Table 3 Comparison between three dimensional spaces calculated from depth camera (prediction) and actual position (measurement)

Conclusions

A fruit maturity detection system has been developed in this research using the Mask R-CNN object detection algorithm. The Transfer learning using ResNet-101's COCO pre-trained model was applied in backbone. After evaluating the validation set, the IoU threshold value was set to 0.9, and both precision and recall can reach 100%. The model trained in this experiment had had good recognition ability in unrecognized scenes. The system to estimate the actual size of ripe tomato fruits could obtain very high correlations in width and height regressions. The detection system could be applied to judge the spatial location of the fruit to provide the information to the crop grabbing robotic system in the future.

The object detection network and depth camera were integrated to get the position of the mature tomatoes and estimated the size. Object detection network was applied in precision of Mask R-CNN and ResNet to evaluate the mature fruits. The pixel of inspection ability was good enough to estimate the covered objects. There is good opportunity to apply in the agricultural field. The results could be applied within the robotic grabbing system to harvest solanaceae crops and cucurbitaceae crops in the greenhouse.

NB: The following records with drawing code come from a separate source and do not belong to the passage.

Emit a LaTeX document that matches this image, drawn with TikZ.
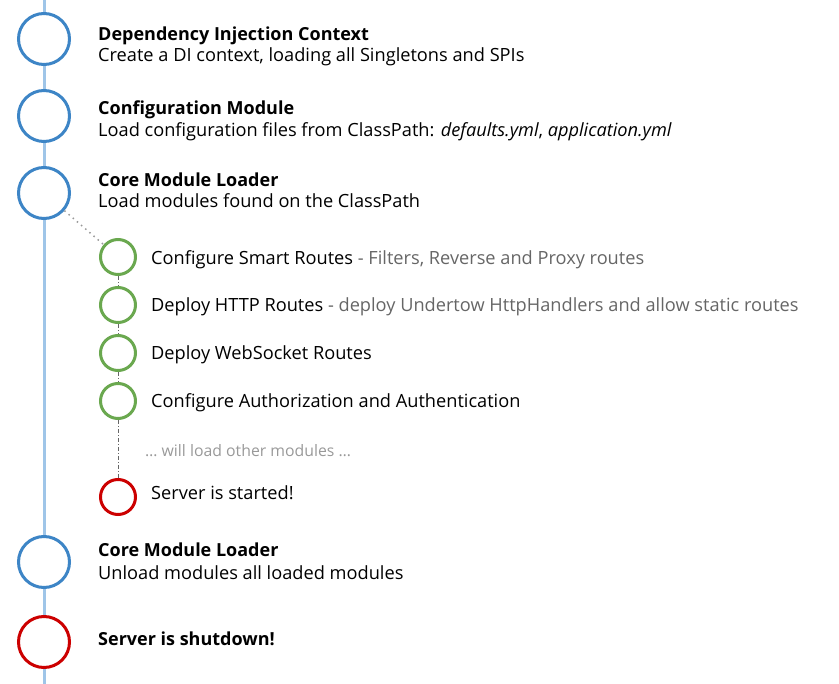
\documentclass[tikz,border=0pt]{standalone}
\usepackage{fontspec}
\setmainfont{Open Sans}
\definecolor{tlline}{HTML}{9FC5E8}
\definecolor{tlblue}{HTML}{3D85C6}
\definecolor{tlgreen}{HTML}{6AA84F}
\definecolor{tlred}{HTML}{CC0000}
\definecolor{tlgray}{HTML}{666666}
\definecolor{tllight}{HTML}{999999}
\tikzset{
  bigc/.style={circle,draw=#1,line width=3pt,fill=white,minimum size=51pt,inner sep=0pt},
  smallc/.style={circle,draw=#1,line width=3pt,fill=white,minimum size=35pt,inner sep=0pt},
  txt/.style={anchor=base west,inner sep=0pt,font=\fontsize{18.2}{22}\selectfont},
  ttl/.style={txt,font=\fontsize{18}{22}\selectfont\bfseries},
  small/.style={anchor=base west,inner sep=0pt,font=\fontsize{15.8}{18}\selectfont,text=tllight},
}
\begin{document}
\begin{tikzpicture}[x=1pt,y=-1pt]
\useasboundingbox (0,0) rectangle (839,684);
\coordinate (top) at (44,0);
\coordinate (bot) at (44,684);
\draw[tlline,line width=3pt] (top) -- (bot);
% big circles
\node[bigc=tlblue] (c1) at (44,39) {};
\node[bigc=tlblue] (c2) at (44,116) {};
\node[bigc=tlblue] (c3) at (44,193) {};
\node[bigc=tlblue] (c4) at (44,562) {};
\node[bigc=tlred] (c5) at (44,642) {};
% small circles
\node[smallc=tlgreen] (g1) at (118,257) {};
\node[smallc=tlgreen] (g2) at (118,305) {};
\node[smallc=tlgreen] (g3) at (118,353) {};
\node[smallc=tlgreen] (g4) at (118,401) {};
\node[smallc=tlred] (r1) at (118,497) {};
% connectors
\draw[tlgray,line width=0.8pt,dash pattern=on 4pt off 2pt on 1pt off 2pt] (g1) -- (g2);
\draw[tlgray,line width=0.8pt,dash pattern=on 4pt off 2pt on 1pt off 2pt] (g2) -- (g3);
\draw[tlgray,line width=0.8pt,dash pattern=on 4pt off 2pt on 1pt off 2pt] (g3) -- (g4);
\draw[tlgray,line width=0.8pt,dash pattern=on 4pt off 2pt on 1pt off 2pt] (g4) -- (r1);
\draw[tllight,line width=1.5pt,dash pattern=on 1.5pt off 4pt] (c3) -- (g1);
% texts
\node[ttl] (t1) at (98,41) {Dependency Injection Context};
\node[txt] (s1) at (98,62) {Create a DI context, loading all Singletons and SPIs};
\node[ttl] (t2) at (98,115) {Configuration Module};
\node[txt] (s2) at (98,137) {Load configuration files from ClassPath: \textit{defaults.yml}, \textit{application.yml}};
\node[ttl] (t3) at (98,187) {Core Module Loader};
\node[txt] (s3) at (98,208) {Load modules found on the ClassPath};
\node[txt] (l1) at (151,265) {Configure Smart Routes \textcolor{tlgray}{- Filters, Reverse and Proxy routes}};
\node[txt] (l2) at (151,312) {Deploy HTTP Routes \textcolor{tlgray}{- deploy Undertow HttpHandlers and allow static routes}};
\node[txt] (l3) at (151,360) {Deploy WebSocket Routes};
\node[txt] (l4) at (151,408) {Configure Authorization and Authentication};
\node[small] (l5) at (145,457) {\dots{} will load other modules \dots};
\node[txt] (l6) at (151,500) {Server is started!};
\node[ttl] (t4) at (98,557) {Core Module Loader};
\node[txt] (s4) at (98,580) {Unload modules all loaded modules};
\node[ttl] (t5) at (98,645) {Server is shutdown!};
\end{tikzpicture}
\end{document}
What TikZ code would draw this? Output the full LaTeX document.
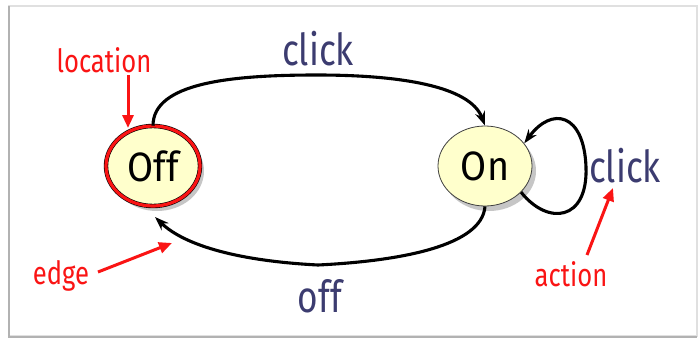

The positions and locations of the mature tomato fruits could be determined by using the information of the depth and position data. According to the test result of the estimated size from the image, different positions in the image did not have obvious distortion. Besides, the ratios of different size of tomatoes were very close. Therefore, the width and height could be grouped to a set of data, which could be processed with regression analysis to get the estimated size of the fruits.